Provide an exact copy of the data, excluding the images.

• **SUPPLIED DATA**:

────

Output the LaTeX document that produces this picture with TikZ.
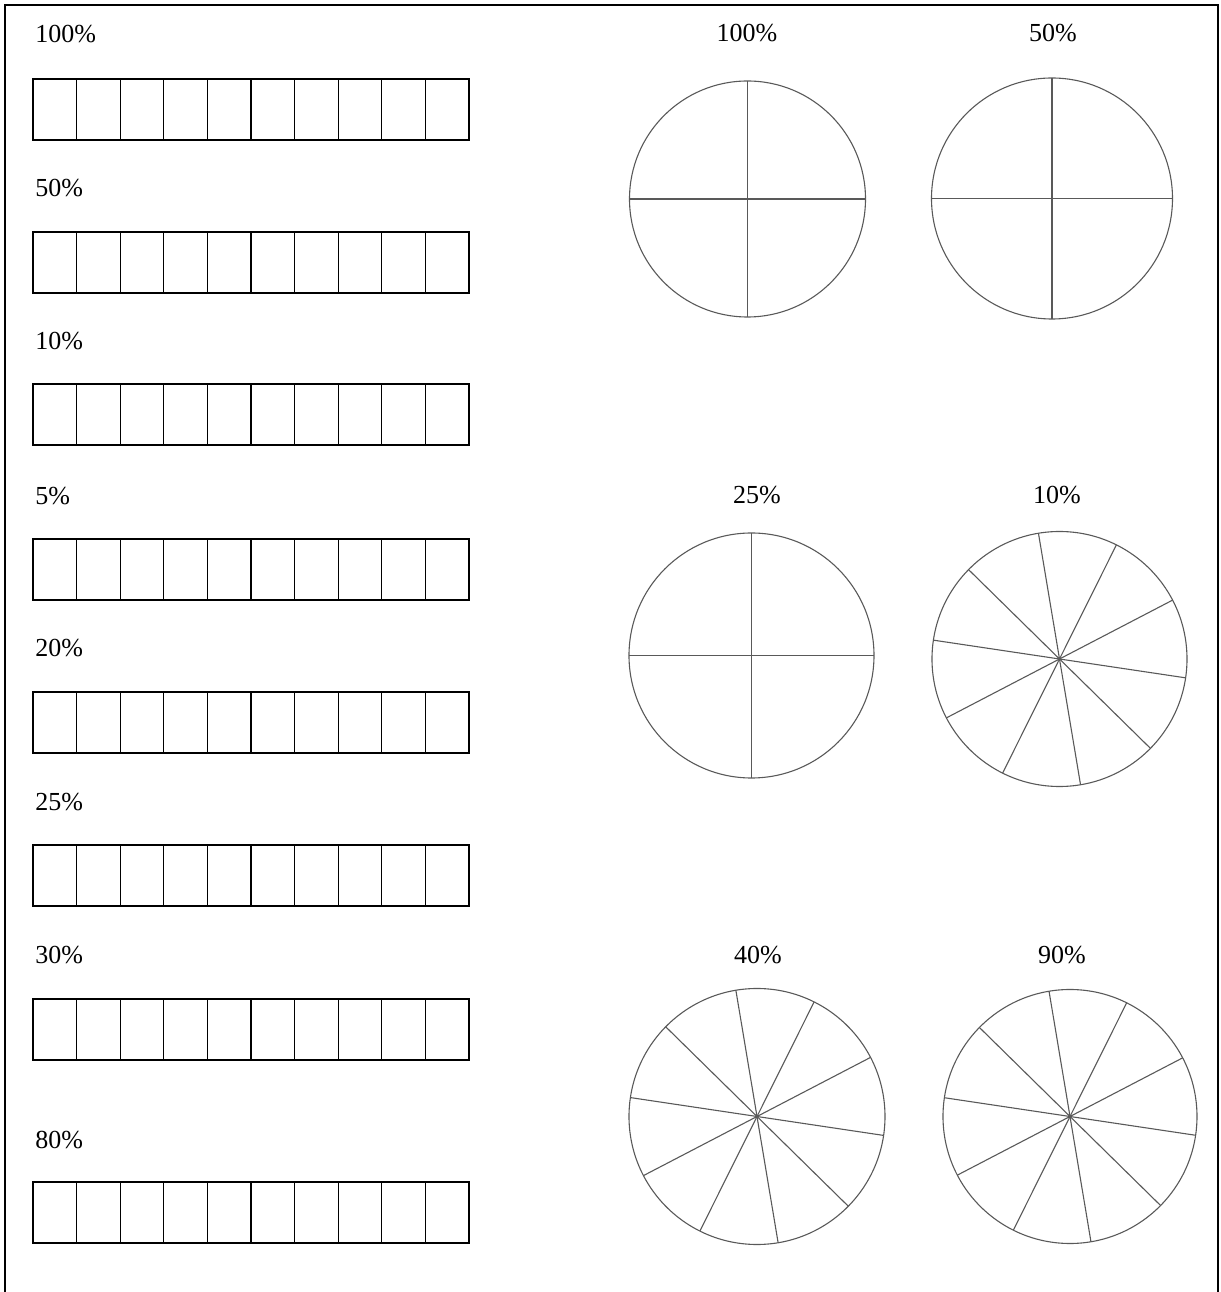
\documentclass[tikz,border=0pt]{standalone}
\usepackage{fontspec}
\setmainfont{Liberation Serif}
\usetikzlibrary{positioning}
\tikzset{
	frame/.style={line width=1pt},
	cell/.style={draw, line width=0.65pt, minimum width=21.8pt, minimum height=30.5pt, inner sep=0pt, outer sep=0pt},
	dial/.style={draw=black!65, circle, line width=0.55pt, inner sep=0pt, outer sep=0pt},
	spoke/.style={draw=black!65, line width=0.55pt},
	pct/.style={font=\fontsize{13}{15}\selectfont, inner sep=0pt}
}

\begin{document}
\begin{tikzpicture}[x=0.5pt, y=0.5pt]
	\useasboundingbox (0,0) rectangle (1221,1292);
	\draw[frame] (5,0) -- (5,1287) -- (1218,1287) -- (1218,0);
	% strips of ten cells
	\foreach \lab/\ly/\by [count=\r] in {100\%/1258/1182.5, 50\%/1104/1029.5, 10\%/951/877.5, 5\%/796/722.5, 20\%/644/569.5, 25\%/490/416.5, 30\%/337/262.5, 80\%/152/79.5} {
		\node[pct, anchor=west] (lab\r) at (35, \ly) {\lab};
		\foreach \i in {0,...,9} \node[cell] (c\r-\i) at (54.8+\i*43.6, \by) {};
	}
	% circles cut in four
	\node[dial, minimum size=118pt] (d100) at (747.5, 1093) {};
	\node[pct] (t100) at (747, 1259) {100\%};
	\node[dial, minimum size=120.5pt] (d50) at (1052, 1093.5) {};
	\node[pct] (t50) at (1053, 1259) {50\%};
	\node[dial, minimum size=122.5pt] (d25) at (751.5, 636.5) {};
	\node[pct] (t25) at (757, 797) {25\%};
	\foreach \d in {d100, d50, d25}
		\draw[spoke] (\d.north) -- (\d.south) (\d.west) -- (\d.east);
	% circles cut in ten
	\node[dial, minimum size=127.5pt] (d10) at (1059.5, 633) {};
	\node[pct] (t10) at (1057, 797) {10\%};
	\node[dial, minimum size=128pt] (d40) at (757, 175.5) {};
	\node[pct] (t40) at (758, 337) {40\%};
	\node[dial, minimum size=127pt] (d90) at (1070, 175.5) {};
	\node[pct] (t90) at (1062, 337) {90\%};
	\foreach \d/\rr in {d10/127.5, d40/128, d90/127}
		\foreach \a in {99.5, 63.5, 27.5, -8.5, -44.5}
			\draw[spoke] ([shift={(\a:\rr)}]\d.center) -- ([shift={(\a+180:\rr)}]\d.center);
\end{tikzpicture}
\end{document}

────

• **FINAL ANSWER**:
Output the LaTeX document that produces this picture with TikZ.
\documentclass[tikz,border=0pt]{standalone}
\usepackage{fontspec}
\setmainfont{Liberation Serif}
\usetikzlibrary{positioning}
\tikzset{
	frame/.style={line width=1pt},
	cell/.style={draw, line width=0.65pt, minimum width=21.8pt, minimum height=30.5pt, inner sep=0pt, outer sep=0pt},
	dial/.style={draw=black!65, circle, line width=0.55pt, inner sep=0pt, outer sep=0pt},
	spoke/.style={draw=black!65, line width=0.55pt},
	pct/.style={font=\fontsize{13}{15}\selectfont, inner sep=0pt}
}

\begin{document}
\begin{tikzpicture}[x=0.5pt, y=0.5pt]
	\useasboundingbox (0,0) rectangle (1221,1292);
	\draw[frame] (5,0) -- (5,1287) -- (1218,1287) -- (1218,0);
	% strips of ten cells
	\foreach \lab/\ly/\by [count=\r] in {100\%/1258/1182.5, 50\%/1104/1029.5, 10\%/951/877.5, 5\%/796/722.5, 20\%/644/569.5, 25\%/490/416.5, 30\%/337/262.5, 80\%/152/79.5} {
		\node[pct, anchor=west] (lab\r) at (35, \ly) {\lab};
		\foreach \i in {0,...,9} \node[cell] (c\r-\i) at (54.8+\i*43.6, \by) {};
	}
	% circles cut in four
	\node[dial, minimum size=118pt] (d100) at (747.5, 1093) {};
	\node[pct] (t100) at (747, 1259) {100\%};
	\node[dial, minimum size=120.5pt] (d50) at (1052, 1093.5) {};
	\node[pct] (t50) at (1053, 1259) {50\%};
	\node[dial, minimum size=122.5pt] (d25) at (751.5, 636.5) {};
	\node[pct] (t25) at (757, 797) {25\%};
	\foreach \d in {d100, d50, d25}
		\draw[spoke] (\d.north) -- (\d.south) (\d.west) -- (\d.east);
	% circles cut in ten
	\node[dial, minimum size=127.5pt] (d10) at (1059.5, 633) {};
	\node[pct] (t10) at (1057, 797) {10\%};
	\node[dial, minimum size=128pt] (d40) at (757, 175.5) {};
	\node[pct] (t40) at (758, 337) {40\%};
	\node[dial, minimum size=127pt] (d90) at (1070, 175.5) {};
	\node[pct] (t90) at (1062, 337) {90\%};
	\foreach \d/\rr in {d10/127.5, d40/128, d90/127}
		\foreach \a in {99.5, 63.5, 27.5, -8.5, -44.5}
			\draw[spoke] ([shift={(\a:\rr)}]\d.center) -- ([shift={(\a+180:\rr)}]\d.center);
\end{tikzpicture}
\end{document}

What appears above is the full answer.